Hi, I'm just wondering if anyone finds themselves in a similar situation?
DD has just started in Y7 in an all girls grammar school where the children live miles apart - all across the county and out of county too.
DD seems to be doing well in that she is getting along with most of her peers, always seems to have someone to hang out with and has developed one particularly good friendship.
The difficulty is that we live a 40 minute drive from this friend -so it would obviously take a bit of organising re lifts etc. Has anyone else found themselves in this situation where friends live quite a distance away? No other girls from our village have managed to get into the school, leaving DD a bit out on a limb. At the moment she is coming home from school (between 4 pm-5 pm, tired) and doesn't seem to be too bothered about mixing with others, she has also recently quit guides which means that apart from horse riding and piano lessons - more or less solo activities, she does not really participate in a group activity (football seems all the rage around here but she has never really gotten into that). Am I worrying too much about her social life? To be honest after she has finished her homework she just wants to chill out and watch TV etc. Weekends she swims and goes horse riding so does activities but is not really mixing with her peers as such outside of school.

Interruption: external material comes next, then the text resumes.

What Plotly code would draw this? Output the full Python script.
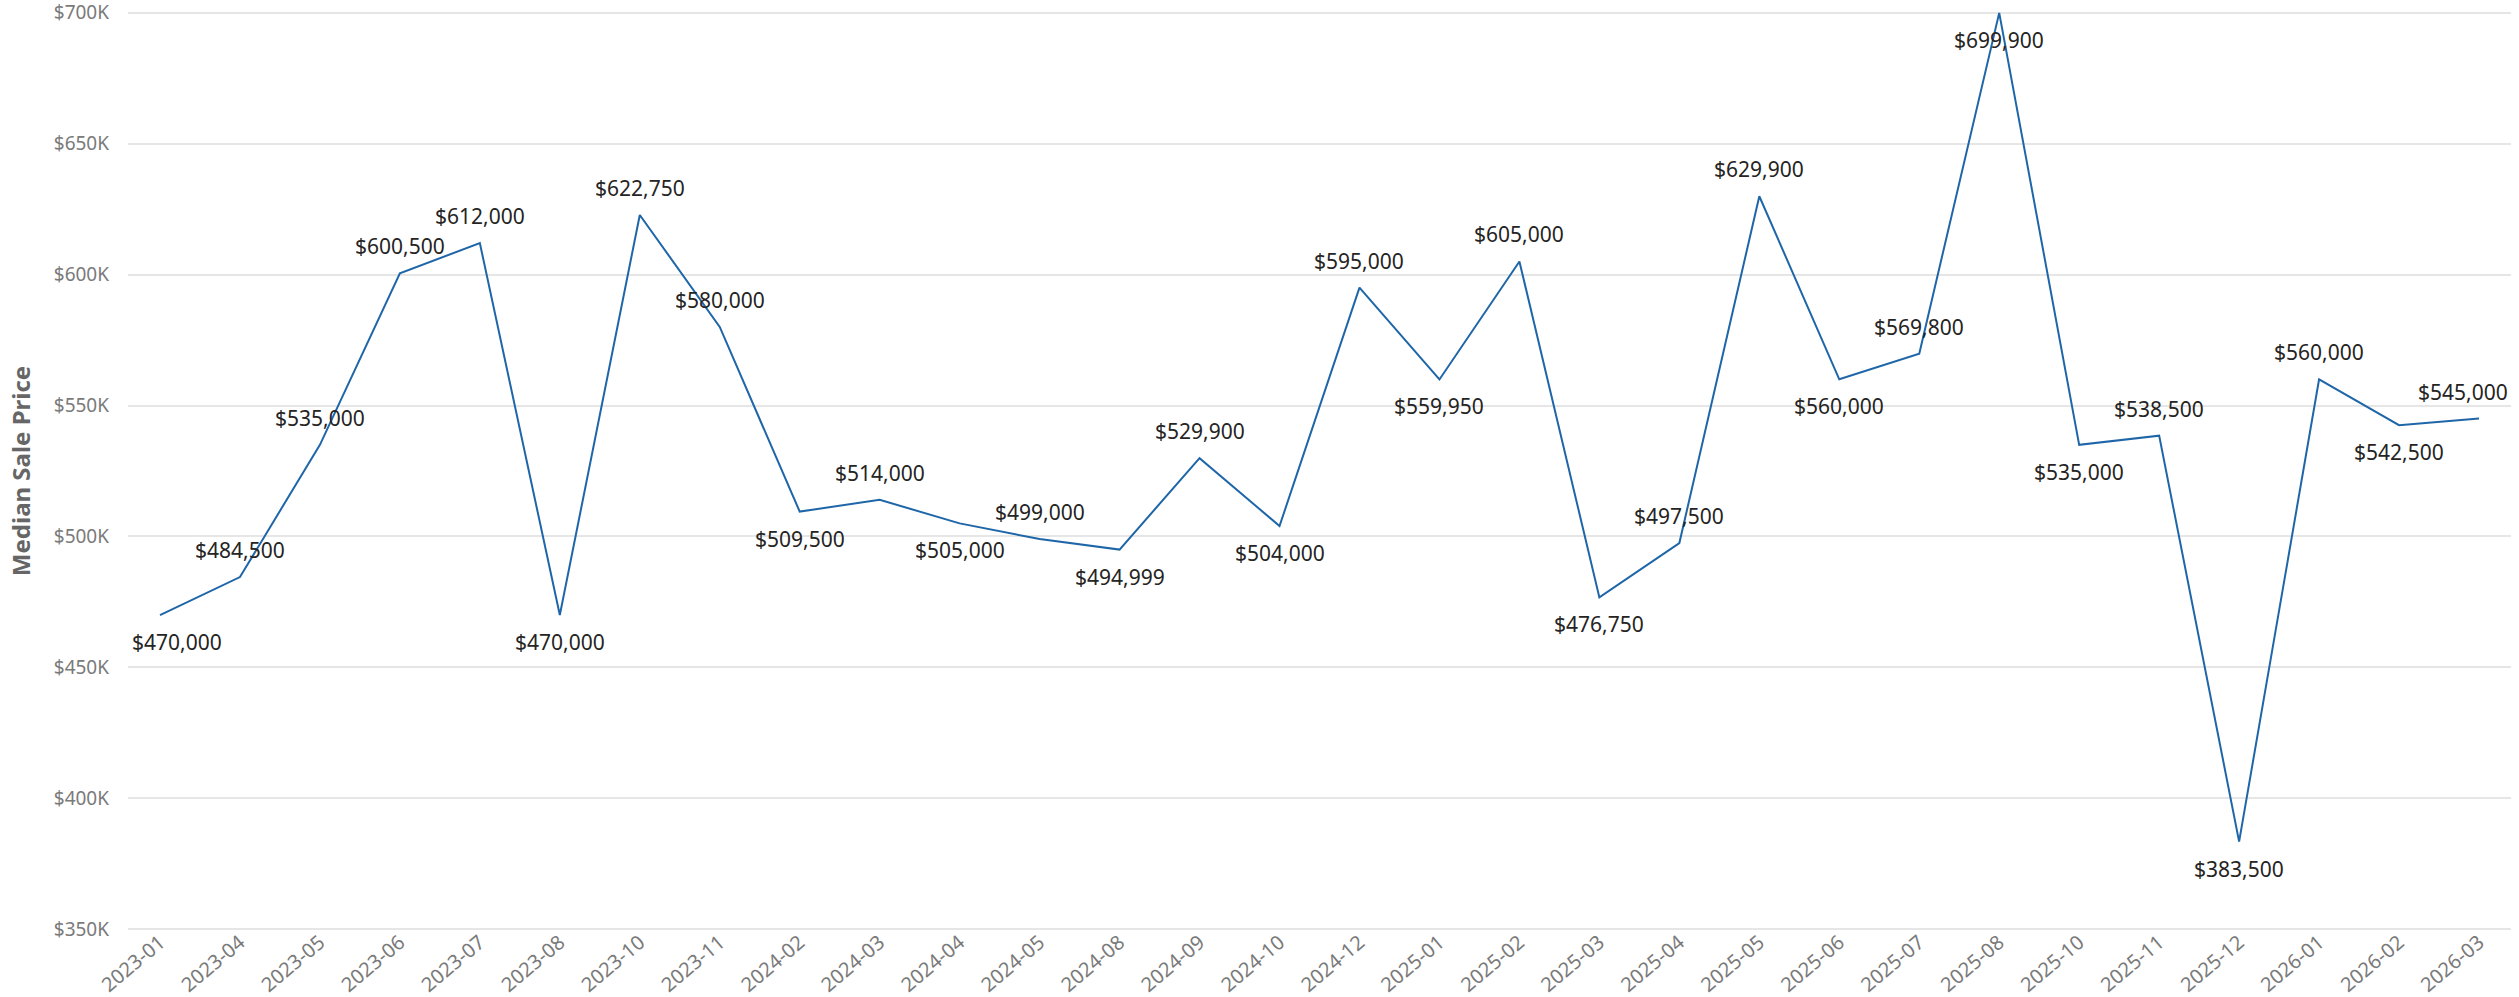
import plotly.graph_objects as go

months = ["2023-01", "2023-04", "2023-05", "2023-06", "2023-07", "2023-08", "2023-10", "2023-11",
          "2024-02", "2024-03", "2024-04", "2024-05", "2024-08", "2024-09", "2024-10", "2024-12",
          "2025-01", "2025-02", "2025-03", "2025-04", "2025-05", "2025-06", "2025-07", "2025-08",
          "2025-10", "2025-11", "2025-12", "2026-01", "2026-02", "2026-03"]
median_price = [470000, 484500, 535000, 600500, 612000, 470000, 622750, 580000,
                509500, 514000, 505000, 499000, 494999, 529900, 504000, 595000,
                559950, 605000, 476750, 497500, 629900, 560000, 569800, 699900,
                535000, 538500, 383500, 560000, 542500, 545000]
# label placement: 1 = above the point, -1 = below
label_side = [-1, 1, 1, 1, 1, -1, 1, 1,
              -1, 1, -1, 1, -1, 1, -1, 1,
              -1, 1, -1, 1, 1, -1, 1, -1,
              -1, 1, -1, 1, -1, 1]
y_ticks = [350000, 400000, 450000, 500000, 550000, 600000, 650000, 700000]
y_tick_labels = ["$350K", "$400K", "$450K", "$500K", "$550K", "$600K", "$650K", "$700K"]

FONT = "Segoe UI, Noto Sans, Open Sans, sans-serif"
LINE_COLOR = "#1f66a8"

fig = go.Figure()
fig.add_trace(go.Scatter(
    x=months, y=median_price, mode="lines",
    line=dict(color=LINE_COLOR, width=2),
    hoverinfo="x+y", showlegend=False, cliponaxis=False,
))

annotations = []
n = len(months)
for i, (m, v, s) in enumerate(zip(months, median_price, label_side)):
    xanchor = "center"
    xshift = 0
    if i == 0:
        xanchor, xshift = "left", -30
    elif i == n - 1:
        xanchor, xshift = "right", 31
    annotations.append(dict(
        x=m, y=v, xref="x", yref="y", text=f"${v:,.0f}", showarrow=False,
        xanchor=xanchor, yanchor="middle", xshift=xshift, yshift=27 * s,
        font=dict(family=FONT, size=21, color="#252423"),
    ))

fig.update_layout(
    width=2519, height=997,
    margin=dict(l=128, r=8, t=10, b=65, autoexpand=False),
    paper_bgcolor="white", plot_bgcolor="white",
    annotations=annotations,
    font=dict(family=FONT),
)
fig.update_xaxes(
    type="category", range=[-0.4, n - 1 + 0.4],
    showgrid=False, showline=False, zeroline=False, ticks="",
    tickangle=-40, ticklabelstandoff=-6,
    tickfont=dict(family=FONT, size=20, color="#7a7a7a"),
    automargin=False,
)
fig.update_yaxes(
    range=[349000, 701000], tickvals=y_ticks, ticktext=y_tick_labels,
    showgrid=True, gridcolor="#e6e6e6", gridwidth=1.5,
    showline=False, zeroline=False, ticks="",
    ticklabelstandoff=18, ticklabeloverflow="allow",
    tickfont=dict(family=FONT, size=19, color="#7a7a7a"),
    title=dict(text="<b>Median Sale Price</b>", standoff=16,
               font=dict(family=FONT, size=24, color="#666666")),
    automargin=False,
)

fig.write_html("out.html")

She has not complained so far that she does not have company and is obviously getting use to a new routine. She also seems to be o.k company wise when she is at school as far as I can tell. I was quite isolated as a pre-teen/teenager (inside school as well) and I think I am letting some of my anxiety spill out onto her. I would like to encourage her friendship with this one particular girl but have been hanging back (I am also pregnant and have been experiencing nausea etc. so have not been until very recently, up to socialising much myself) and I think it is often down to the same old thing - if you want to see people you have to make the effort, they don't tend to come to you. Do these things tend to work themselves out over time? Any advice welcome.